Finally! Fingers crossed, we are done with the snow. After a MN winter that decided to move back in, we deserve to have our senses overwhelmed with Spring in all its glory.  At the same time, people are getting more into local food. Sounds like a recipe for an explosion in foraging for food.

In case you’re not quite there, hang with me for a minute. Ramps, mushrooms, fiddleheads (the still unfurled fern) and the elusive wild asparagus are all Spring favorites of the Minnesota forager. Berry season is another bountiful blessing. If you want to look at some beautiful ‘found’ eats check out this Pinterest page! Now, that’s the kind of page I could get lost on.

Ground Rules of foraging: respect private land, find out if the public land you’re on allows foraging, sustainable harvesting and to find out what if any chemicals have been sprayed.

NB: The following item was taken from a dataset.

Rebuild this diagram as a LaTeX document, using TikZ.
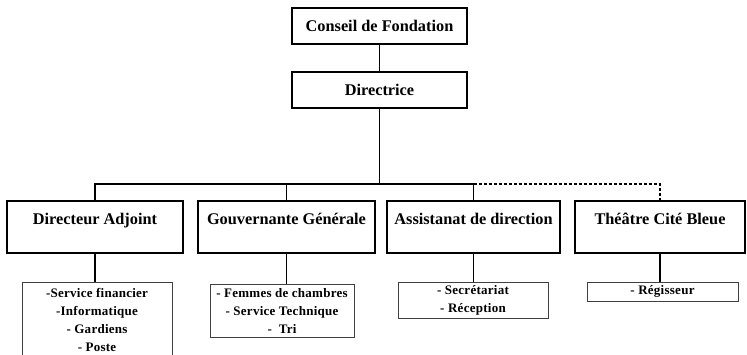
\documentclass[tikz,border=0pt]{standalone}
\usepackage{fontspec}
\setmainfont{Liberation Serif}
\newfontfamily\spacedserif[LetterSpace=2]{Liberation Serif}
\begin{document}
\begin{tikzpicture}[x=1pt,y=-1pt,
  lvA/.style={draw=black,line width=2.2pt,font=\bfseries\fontsize{16.3}{19}\selectfont,
    inner sep=0pt,minimum height=36pt,anchor=north},
  lvB/.style={draw=black,line width=2.2pt,font=\bfseries\fontsize{16.3}{19}\selectfont,
    inner xsep=0pt,inner ysep=0pt,text height=23pt,text depth=29pt,anchor=north},
  lvC/.style={draw=black!75,line width=0.8pt,font=\spacedserif\bfseries\fontsize{13}{17.8}\selectfont,
    align=center,inner xsep=0pt,inner ysep=0pt,anchor=north},
  conn/.style={line width=1.2pt,black}]
\useasboundingbox (0,0) rectangle (747,354);
\clip (0,0) rectangle (747,354);
\node[lvA,minimum width=175pt] (cf) at (379.5,7) {Conseil de Fondation};
\node[lvA,minimum width=175pt] (dir) at (379.5,71) {Directrice};
\node[lvB,minimum width=176pt] (da) at (95,200) {Directeur Adjoint};
\node[lvB,minimum width=177pt] (gg) at (286.5,200) {Gouvernante Générale};
\node[lvB,minimum width=173pt] (ad) at (473.5,200) {Assistanat de direction};
\node[lvB,minimum width=170pt] (tc) at (660,200) {Théâtre Cité Bleue};
\node[lvC,minimum width=150pt,minimum height=75pt] (da3) at (97,282)
  {-Service financier\\-Informatique\\- Gardiens\\- Poste};
\node[lvC,minimum width=144pt,minimum height=53pt] (gg3) at (282,284)
  {- Femmes de chambres\\- Service Technique\\-\ \ Tri};
\node[lvC,minimum width=150pt,minimum height=36pt] (ad3) at (473,282)
  {- Secrétariat\\- Réception};
\node[lvC,minimum width=151pt,minimum height=19pt] (tc3) at (662.5,282)
  {- Régisseur};
\coordinate (bus) at (379.5,184);
\draw[conn] (cf.south) -- (dir.north);
\draw[conn] (dir.south) -- (bus);
\draw[conn] (da.north) -- (da.north |- bus) -- (ad.north |- bus) -- (ad.north);
\draw[conn] (gg.north) -- (gg.north |- bus);
\draw[conn,dash pattern=on 3pt off 2pt] (ad.north |- bus) -- (tc.north |- bus) -- (tc.north);
\draw[conn] (da.south) -- (da.south |- da3.north);
\draw[conn] (gg.south) -- (gg.south |- gg3.north);
\draw[conn] (ad.south) -- (ad.south |- ad3.north);
\draw[conn] (tc.south) -- (tc.south |- tc3.north);
\end{tikzpicture}
\end{document}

For our cozy little time together let’s tackle the savory, short lived ramp; AKA ramsons or wild leek. You know you’re cool when you have three names.

I’ve known about the patch of ramps in my parent’s woods for years, I remember I dug one up decades ago and was utterly confused because they looked like an onion but smelled like garlic and were not so great raw. Turns out they’re the trendy hipster cousin to the onion now in high demand. I usually steer clear of trends (I’ve finally learned my lesson, thank you 1980’s) but these potent little pearls have me jumping on the spring foraging bandwagon. These alliums are taking over the foodie world again this Spring and my kitchen will smell like ramps for the foreseeable future.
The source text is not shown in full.